We are no where near the end of this phenomenon. Evil won't be able to hide anymore, the internet has made that impossible. We are the newsmakers, the story tellers, the watchers... Information is power and now, it's ours.
Obama may have sent 100 people, but they are trained, it took far less to kill Osama... it'll take one bullet, from one gun.
On another note... Tens of thousands of children have been taken in Uganda and neighbouring countries by this man and his followers, in N. America we have similar cases, women/childrn have been taken from their communties and used as sex slaves and boys are routinely snapped up by street gangs. If this kind of expose was done on just a handful of these assholes, things would change... probably faster than putting them in jail.
Fri 9 Mar, 2012 03:23 pm
Well obviously my zero fan is following me around and is on the ball rather quickly today.... Don't like what I write, confront me coward.
Thu 15 Mar, 2012 06:53 am
Thu 15 Mar, 2012 08:54 am
Invisible Children - the "charity" is a hoax.

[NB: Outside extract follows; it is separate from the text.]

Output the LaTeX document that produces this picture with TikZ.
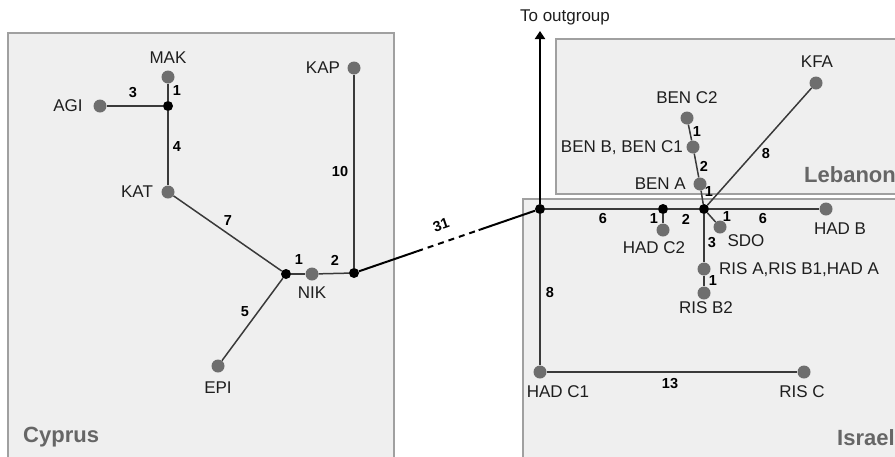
\documentclass[tikz,border=0pt]{standalone}
\usepackage{fontspec}
\setmainfont{Liberation Sans}
\usetikzlibrary{arrows.meta,calc}
\definecolor{boxfill}{HTML}{EFEFEF}
\definecolor{boxline}{HTML}{A0A0A0}
\definecolor{dotgray}{HTML}{6E6E6E}
\definecolor{linegray}{HTML}{3A3A3A}
\definecolor{regiongray}{HTML}{666666}
\definecolor{textdark}{HTML}{1E1E1E}
\begin{document}
\begin{tikzpicture}[x=1pt,y=-1pt,
  hap/.style={circle,fill=dotgray,inner sep=0pt,minimum size=13pt},
  jn/.style={circle,fill=black,inner sep=0pt,minimum size=10pt},
  lbl/.style={font=\fontsize{17}{17}\selectfont,text=textdark,inner sep=0pt,text depth=0pt},
  num/.style={font=\bfseries\fontsize{14.5}{14.5}\selectfont,inner sep=0pt},
  region/.style={font=\bfseries\fontsize{22}{22}\selectfont,text=regiongray,inner sep=0pt},
  thinedge/.style={draw=linegray,line width=1.5pt},
  thickedge/.style={draw=linegray,line width=2.2pt},
  linkedge/.style={draw=black,line width=2pt},
  regionbox/.style={fill=boxfill,draw=boxline,line width=1.3pt}]
\useasboundingbox (0,0) rectangle (895,456);
\clip (0,0) rectangle (895,456);
% region boxes
\path[regionbox] (8,33) rectangle (394,480);
\path[regionbox] (556,39) rectangle (910,194);
\path[regionbox] (523,199) rectangle (910,480);
\node[region,anchor=base west] (cyprus) at (23,442) {Cyprus};
\node[region,anchor=base west] (lebanon) at (804,182) {Lebanon};
\node[region,anchor=base west] (israel) at (837,445) {Israel};
% Cyprus nodes
\node[hap] (MAK) at (168,77) {};
\node[jn]  (J1)  at (168,106) {};
\node[hap] (AGI) at (100,106) {};
\node[hap] (KAT) at (168,192) {};
\node[jn]  (J2)  at (286,274) {};
\node[hap] (NIK) at (312,274) {};
\node[jn]  (J3)  at (354,273) {};
\node[hap] (KAP) at (354,68) {};
\node[hap] (EPI) at (218,366) {};
\node[lbl] (lMAK) at (168,58) {MAK};
\node[lbl] (lAGI) at (68,106) {AGI};
\node[lbl] (lKAT) at (137,192) {KAT};
\node[lbl] (lNIK) at (312,293) {NIK};
\node[lbl] (lKAP) at (323,68) {KAP};
\node[lbl] (lEPI) at (218,388) {EPI};
\draw[thinedge] (MAK) -- (J1);
\draw[thinedge] (AGI) -- (J1);
\draw[thinedge] (J1) -- (KAT);
\draw[thinedge] (KAT) -- (J2);
\draw[thinedge] (J2) -- (NIK);
\draw[thinedge] (NIK) -- (J3);
\draw[thinedge] (KAP) -- (J3);
\draw[thinedge] (EPI) -- (J2);
\node[num] (n3) at (133,93) {3};
\node[num] (n1a) at (177,91) {1};
\node[num] (n4) at (177,147) {4};
\node[num] (n7) at (228,221) {7};
\node[num] (n10) at (340,172) {10};
\node[num] (n1b) at (299,260) {1};
\node[num] (n2a) at (335,260) {2};
\node[num] (n5) at (245,312) {5};
% Israel / Lebanon nodes
\node[jn]  (J4) at (540,209) {};
\node[jn]  (J5) at (663,209) {};
\node[jn]  (J6) at (704,209) {};
\node[hap] (HADC2) at (663,230) {};
\node[hap] (HADB) at (826,209) {};
\node[hap] (SDO) at (720,227) {};
\node[hap] (RISA) at (704,269) {};
\node[hap] (RISB2) at (704,293) {};
\node[hap] (HADC1) at (540,372) {};
\node[hap] (RISC) at (804,372) {};
\node[hap] (BENA) at (700,184) {};
\node[hap] (BENB) at (693,147) {};
\node[hap] (BENC2) at (687,118) {};
\node[hap] (KFA) at (816,83) {};
\coordinate (out) at (540,31);
\node[lbl,anchor=base] (lout) at (565,21) {To outgroup};
\node[lbl] (lHADC2) at (654,248) {HAD C2};
\node[lbl] (lHADB) at (840,229) {HAD B};
\node[lbl] (lSDO) at (746,241) {SDO};
\node[lbl,anchor=west] (lRISA) at (719,269) {RIS A,RIS B1,HAD A};
\node[lbl] (lRISB2) at (706,308) {RIS B2};
\node[lbl] (lHADC1) at (558,392) {HAD C1};
\node[lbl] (lRISC) at (802,392) {RIS C};
\node[lbl,anchor=east] (lBENA) at (686,184) {BEN A};
\node[lbl,anchor=east] (lBENB) at (683,147) {BEN B, BEN C1};
\node[lbl] (lBENC2) at (687,98) {BEN C2};
\node[lbl] (lKFA) at (817,62) {KFA};
\draw[linkedge,-{Triangle[width=10pt,length=8pt]}] (J4) -- (out);
\draw[thickedge] (J4) -- (J5);
\draw[thickedge] (J5) -- (J6);
\draw[thickedge] (J6) -- (HADB);
\draw[thickedge] (J5) -- (HADC2);
\draw[thinedge] (J6) -- (SDO);
\draw[thickedge] (J6) -- (RISA);
\draw[thickedge] (RISA) -- (RISB2);
\draw[thickedge] (J4) -- (HADC1);
\draw[thickedge] (HADC1) -- (RISC);
\draw[thinedge] (J6) -- (BENA);
\draw[thinedge] (BENA) -- (BENB);
\draw[thinedge] (BENB) -- (BENC2);
\draw[thinedge] (J6) -- (KFA);
% link between groups
\coordinate (d1) at ($(J3)!0.34!(J4)$);
\coordinate (d2) at ($(J3)!0.67!(J4)$);
\draw[linkedge] (J3) -- (d1);
\draw[linkedge,dash pattern=on 6pt off 5pt] (d1) -- (d2);
\draw[linkedge] (d2) -- (J4);
\node[num,rotate=19] (n31) at (441,225) {31};
\node[num] (n6a) at (603,219) {6};
\node[num] (n1c) at (654,219) {1};
\node[num] (n2b) at (686,219) {2};
\node[num] (n1d) at (727,217) {1};
\node[num] (n6b) at (763,219) {6};
\node[num] (n3b) at (712,243) {3};
\node[num] (n1e) at (713,281) {1};
\node[num] (n8a) at (550,293) {8};
\node[num] (n13) at (670,384) {13};
\node[num] (n1f) at (697,132) {1};
\node[num] (n2c) at (704,166) {2};
\node[num] (n1g) at (709,192) {1};
\node[num] (n8b) at (766,154) {8};
\end{tikzpicture}
\end{document}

They're headquartered (no address is given anywhere though) here in San Diego and our news stations tried to find out who is behind it. Unfortunately, the organization received millions of Dollars in donations and one look at their financials tells you that the bulk was spent on "administrative" cost. 1 mill. Dollars alone for traveling expenses in ONE YEAR! Get real!
It is terrible how people manipulate and take advantage of others, but please, research carefully before donating!